Il modello funziona? Sì, ma ci sono due problemi con esso. La prima è che le teorie a supporto sono molto deboli. Sebbene questo modello possa essere adattato ai dati osservativi, non c’è alcuna motivazione fisica per farlo. Esistono molti modelli che possono essere modificati per adattarsi ai dati, questo non significa che sia stato trovato un modello fisico robusto.

L’autore del lavoro sostiene che potrebbe esserci qualche meccanismo sottostante ancora da scoprire che fa sì che la luce stanca e le costanti fisiche si modifichino nel modo giusto, ma c’è ancora molta incertezza e supposizione nel modello.

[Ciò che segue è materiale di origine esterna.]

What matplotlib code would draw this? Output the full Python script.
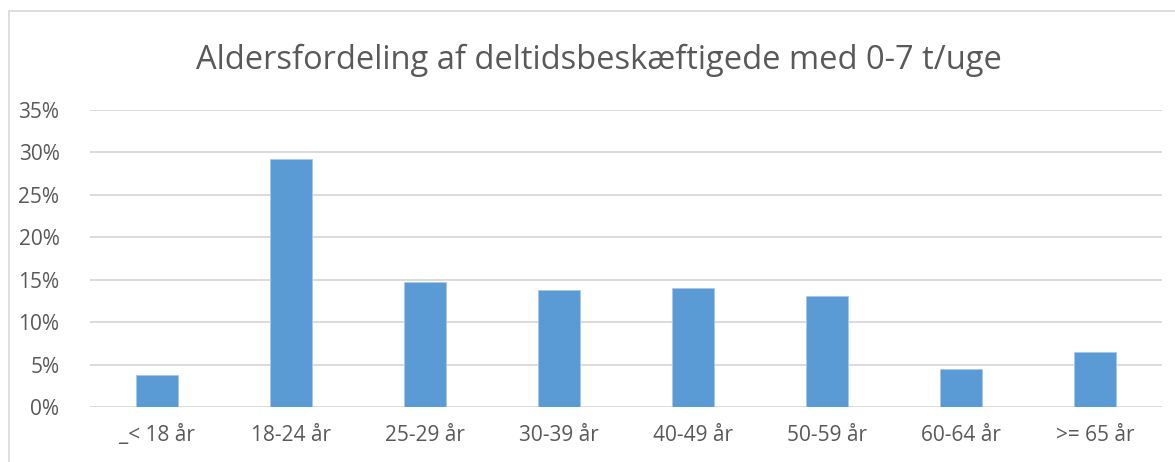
import matplotlib.pyplot as plt
from matplotlib.patches import Rectangle
from matplotlib.ticker import PercentFormatter

plt.rcParams['font.family'] = ['Open Sans', 'DejaVu Sans']

# Data
categories = ['_< 18 år', '18-24 år', '25-29 år', '30-39 år', '40-49 år',
              '50-59 år', '60-64 år', '>= 65 år']
shares = [0.038, 0.292, 0.147, 0.138, 0.141, 0.131, 0.045, 0.065]
y_ticks = [0, 0.05, 0.10, 0.15, 0.20, 0.25, 0.30, 0.35]

W, H = 1175, 462
fig = plt.figure(figsize=(W / 100, H / 100), dpi=100)

# outer chart border (left and top visible only)
fig.patches.append(Rectangle((9 / W, -0.1), 1.2, 1 - 11 / H + 0.1,
                             transform=fig.transFigure, fill=False,
                             edgecolor='#d9d9d9', linewidth=1.2))

ax = fig.add_axes([90 / W, 1 - 407.3 / H, (1162 - 90) / W, (407.3 - 110) / H])
ax.bar(range(len(categories)), shares, width=0.31, color='#5b9bd5',
       edgecolor='#a9c8ea', linewidth=0.6, zorder=3)

ax.set_xlim(-0.5, len(categories) - 0.5)
ax.set_ylim(0, 0.35)
ax.set_yticks(y_ticks)
ax.yaxis.set_major_formatter(PercentFormatter(1.0, decimals=0))
ax.set_xticks(range(len(categories)))
ax.set_xticklabels(categories)
ax.grid(axis='y', color='#d9d9d9', linewidth=1.3, zorder=0)
for s in ax.spines.values():
    s.set_visible(False)
ax.tick_params(axis='both', length=0, labelsize=15, labelcolor='#595959')
ax.tick_params(axis='x', pad=13)
ax.tick_params(axis='y', pad=22)

fig.text(0.510, 1 - 60 / H, 'Aldersfordeling af deltidsbeskæftigede med 0-7 t/uge',
         ha='center', va='center', fontsize=23.5, color='#595959')

fig.savefig('out.png', dpi=100)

Il secondo problema è che le osservazioni di JWST non stanno in alcun modo escludendo l’universo di 13,7 miliardi di anni. Le galassie si sono rivelate molto più complesse di quanto previsto da alcune simulazioni al computer, ma ciò non sorprende visti i limiti dei modelli di grandi strutture. Ci sono molti modi in cui le prime galassie potrebbero essersi evolute rapidamente che non richiedono nessuna riscrittura della cosmologia moderna.

Ma anche senza una forte motivazione fisica per creare questo modello, il lavoro è comunque utile. È il tipo di ragionamento che pensa fuori dagli schemi, il che è un ottimo modo per assicurarci di non rimanere bloccati in vecchi modelli solo perché finora hanno funzionato. È assai improbabile che questo nuovo modello ribalti la cosmologia standard, ma fintanto che le idee sono verificabili e confutabili, come lo è questo modello, non c’è nulla di male nell’aggiungerlo alle varie ipotesi.